Research may help robots walk on water
LINCOLN, NEBRASKA - Self-cleaning fabrics and micro-robots that walk on water are just a little closer to reality, thanks to new research into super hydrophobia from the University of Nebraska-Lincoln (UNL) and Japan's RIKEN institute.
Super hydrophobia is the property which allows water to bead up and roll off flowers, caterpillars and some insects, and which gives insects like water-skippers the ability to walk on water.
"Engineers especially like the water strider because it can walk on water," said Xiao Cheng Zeng, Ameritas university professor of chemistry at UNL. "Their legs are super hydrophobic and each leg can hold about 15 times their weight. 'Hydrophobic' means water really doesn't like their legs and that's what keeps them on top. A lot of scientists and engineers want to develop surfaces that mimic this from nature."
Such organisms achieve super hydrophobia through a two-level structure - a hydrophobic waxy surface made super hydrophobic by the addition of microscopic hair-like structures that may be covered by even smaller hairs, greatly increasing the surface area of the organism and making it impossible for water droplets to stick.
Using the superfast supercomputer at RIKEN - the fastest in the world when the research started in 2005 - the team designed a computer simulation to study how surfaces behaved under different conditions. Zeng and his colleagues used the RIKEN computer to "rain" virtual water droplets of different sizes and at different speeds on surfaces that had pillars of various heights and widths, and with different spacing between the pillars.
They learned there is a critical pillar height, depending on the particular structure of the pillars and their chemical properties, beyond which water droplets cannot penetrate. If the droplet can penetrate the pillar structure and reach the waxy surface, it is in the merely hydrophobic Wenzel state (named for Robert Wenzel, who found the phenomenon in nature in 1936).

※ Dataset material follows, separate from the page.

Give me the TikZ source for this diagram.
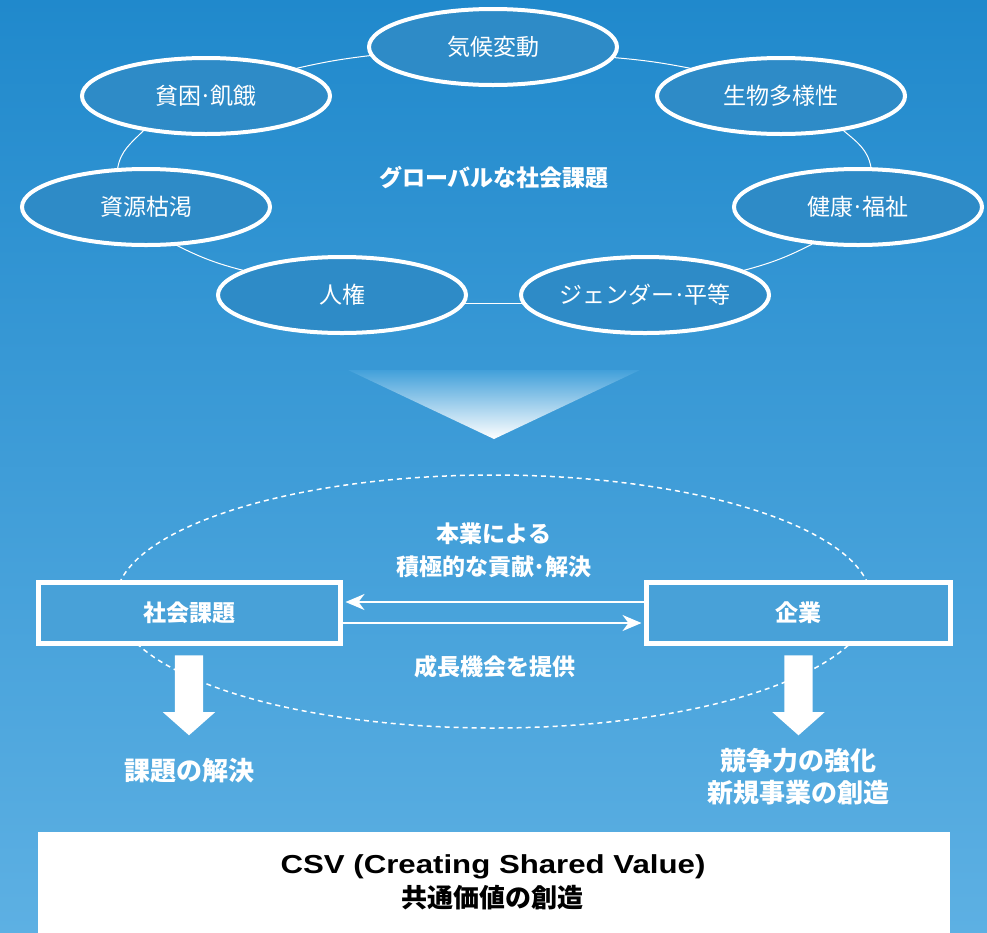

If it the droplet cannot penetrate the pillars to touch the surface, the structure is in the super hydrophobic Cassie state (named for A B D Cassie, who discovered it in 1942), and the droplet rolls away.
"This kind of simulation - we call it 'computer-aided surface design' - can really help engineers in designing a better nanostructured surface," Zeng said. "In the Cassie state, the water droplet stays on top and it can carry dirt away. In the Wenzel state, it's sort of stuck on the surface and lacks self-cleaning functionality. When you build a nanomachine - a nanorobot - in the future, you will want to build it so it can self-clean."
Zeng said that computer modeling was more effective than experimenting that in a laboratory. It allowed for more repetitions, and eliminated variables such as dirt, temperature and air flow. It also allowed the researchers to control the size of droplets down to the exact number of molecules.
The research will be published this week in the online edition of the Proceedings of the National Academy of Sciences.